Pippa Middleton has told how she used her "petite" frame to weave past "bigger-chested" classmates during hockey at Marlborough College - and revealed her teenage crush on the coach.

The Duchess of Cambridge's sister said that, as a teenager, she was able to use her small size to her advantage during school sports and described her competitive streak.

She also spoke of her "gruelling" cross-country runs and "horror" of the swimming gala.

Like her sister Kate, Pippa attended St Andrew's School in Pangbourne, Berkshire, before going on to Marlborough College.

Writing in the Spectator magazine, she said: "When I close my eyes and think about school sports, I envisage myself on the hockey pitch, stick in hand, a luminous gumshield locked on to my chops and a bandana across my forehead.

"Boys are watching.
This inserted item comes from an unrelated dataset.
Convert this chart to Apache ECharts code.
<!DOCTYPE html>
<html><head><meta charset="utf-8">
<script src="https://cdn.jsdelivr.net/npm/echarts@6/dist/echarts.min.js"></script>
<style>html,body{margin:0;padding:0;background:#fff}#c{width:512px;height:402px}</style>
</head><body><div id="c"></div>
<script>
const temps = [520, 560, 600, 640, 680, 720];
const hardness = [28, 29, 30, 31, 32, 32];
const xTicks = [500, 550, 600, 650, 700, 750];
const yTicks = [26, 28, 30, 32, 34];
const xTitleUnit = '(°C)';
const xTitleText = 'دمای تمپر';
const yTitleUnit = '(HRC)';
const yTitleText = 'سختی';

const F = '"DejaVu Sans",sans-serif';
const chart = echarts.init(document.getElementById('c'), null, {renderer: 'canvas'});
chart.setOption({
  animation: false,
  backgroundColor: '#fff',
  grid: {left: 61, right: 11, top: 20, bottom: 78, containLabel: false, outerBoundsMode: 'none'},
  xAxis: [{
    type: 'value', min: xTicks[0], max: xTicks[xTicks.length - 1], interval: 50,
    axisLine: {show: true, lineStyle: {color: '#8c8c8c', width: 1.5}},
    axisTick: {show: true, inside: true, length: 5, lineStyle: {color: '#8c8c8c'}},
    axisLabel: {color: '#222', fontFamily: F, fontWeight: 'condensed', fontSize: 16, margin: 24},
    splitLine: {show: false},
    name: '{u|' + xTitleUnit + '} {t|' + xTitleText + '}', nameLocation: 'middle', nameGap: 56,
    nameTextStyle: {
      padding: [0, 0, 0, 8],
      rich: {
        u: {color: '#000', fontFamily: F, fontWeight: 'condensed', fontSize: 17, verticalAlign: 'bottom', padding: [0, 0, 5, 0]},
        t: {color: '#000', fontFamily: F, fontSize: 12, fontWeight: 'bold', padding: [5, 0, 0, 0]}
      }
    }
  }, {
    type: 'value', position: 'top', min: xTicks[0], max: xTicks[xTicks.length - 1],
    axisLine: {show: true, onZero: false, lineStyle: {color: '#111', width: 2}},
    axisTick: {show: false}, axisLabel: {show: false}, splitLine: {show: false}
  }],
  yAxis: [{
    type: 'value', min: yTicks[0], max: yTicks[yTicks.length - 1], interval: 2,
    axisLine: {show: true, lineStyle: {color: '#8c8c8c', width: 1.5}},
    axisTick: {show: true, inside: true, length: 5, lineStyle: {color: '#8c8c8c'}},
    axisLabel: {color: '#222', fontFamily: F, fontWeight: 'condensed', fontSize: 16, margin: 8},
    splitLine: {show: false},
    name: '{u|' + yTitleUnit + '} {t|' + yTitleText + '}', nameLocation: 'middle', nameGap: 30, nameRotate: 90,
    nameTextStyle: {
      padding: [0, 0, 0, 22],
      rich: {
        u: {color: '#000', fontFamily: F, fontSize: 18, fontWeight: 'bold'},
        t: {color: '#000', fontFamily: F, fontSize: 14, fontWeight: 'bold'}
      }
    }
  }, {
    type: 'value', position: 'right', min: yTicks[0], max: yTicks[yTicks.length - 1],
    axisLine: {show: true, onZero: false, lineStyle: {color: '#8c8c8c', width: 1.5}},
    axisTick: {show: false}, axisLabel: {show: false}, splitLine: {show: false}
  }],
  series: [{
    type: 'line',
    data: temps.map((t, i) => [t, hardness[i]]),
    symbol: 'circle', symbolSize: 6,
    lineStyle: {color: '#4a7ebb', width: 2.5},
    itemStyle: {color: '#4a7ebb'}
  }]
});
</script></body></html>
I can also hear the booming voice of Mr Markham, our fierce but undeniably fanciable coach, urging us all on."

It is thought the reference is to Richard Markham, a former history teacher who taught both Middleton sisters at Marlborough College.

He later left to become take up a role at Hockerill Anglo-European College in Bishop's Stortford, Hertfordshire, where, upon his arrival, the school's chairman of governors, Sally Havers, described him as "a strong leader" with "intellectual clout and integrity".

On netball, Pippa said: "You spend most of the time playing a complex version of piggy-in-the-middle, except the piggies are a pack of vicious girls.

"My petite physique enabled me to nip and tuck my way past the bigger-chested girls.

"Elbows always helped, as did the derriere for defence (my 'chest'

hadn't developed back then) and a bit of shoulder-barging here or there.

"It was brutal, but turns out to have been very useful practice for handling the media in later life."